KNITTING.

We should find it difficult to trace the origin of this particular class of work-table employment, of which our book treats, except as it sprang from these intricate stitches first introduced into old point lace. The transition from one needle to more, and the weaving of thread into forms of beauty, was a progress natural to the spirit of invention, and the facilities for thought which the first step in any art creates.

Probably the first progress which Knitting made toward a distinct art, was when yarn stockings were invented in Flanders. The stitch, as every New England housewife knows, is simple enough. But inventive genius has so adorned and varied it, that stockings are easily enriched with lace-work, and lace itself is abundantly manufactured by a little thread and a pair of knitting needles. There is no female accomplishment so universal as this of knitting. The women of different nations perform the simple stitches with a process of their own, but the result is the same. In Germany and Russia, the yarn is held in the left hand, and wound in an intricate fashion among the fingers of that hand, while with us it is simply folded over the front and little finger of the right hand. The author remembers well the amazement and merry smiles of a Russian lady in St. Petersburg, when she exhibited this American method of producing the stitch the lady had been forming in the continental fashion; this was but natural; for the amusement was quite mutual. Nothing could be droller than the way in which she handled her needles.

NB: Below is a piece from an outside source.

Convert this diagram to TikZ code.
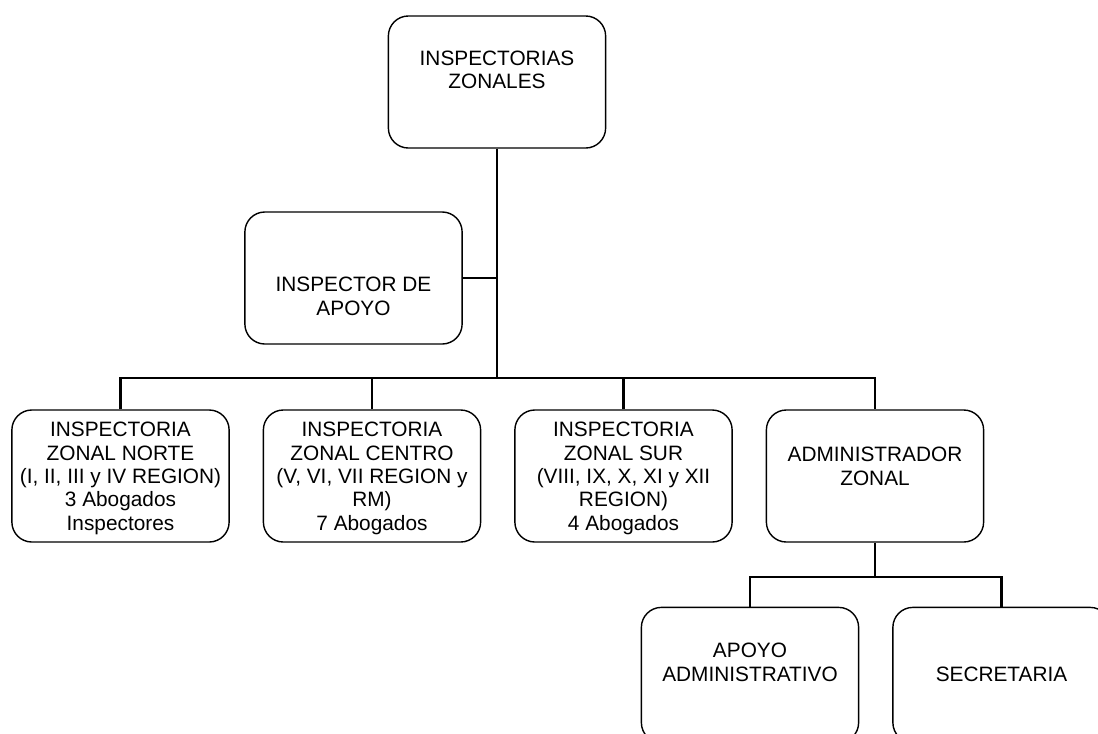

All over Europe, ladies may be seen in their balconies after dinner, grouped around their work-baskets, while the gentlemen converse with them, or silently watch the progress of their pretty tasks. In the sitting-room of every mansion, some one corner is rendered cozier than the rest, by the well-used work table, laden with pretty boxes and baskets, crowned with a rainbow wreath of Berlin wool. Fashionable as this household accomplishment is getting among us, American ladies devote themselves less to needlework than those of almost any other nation.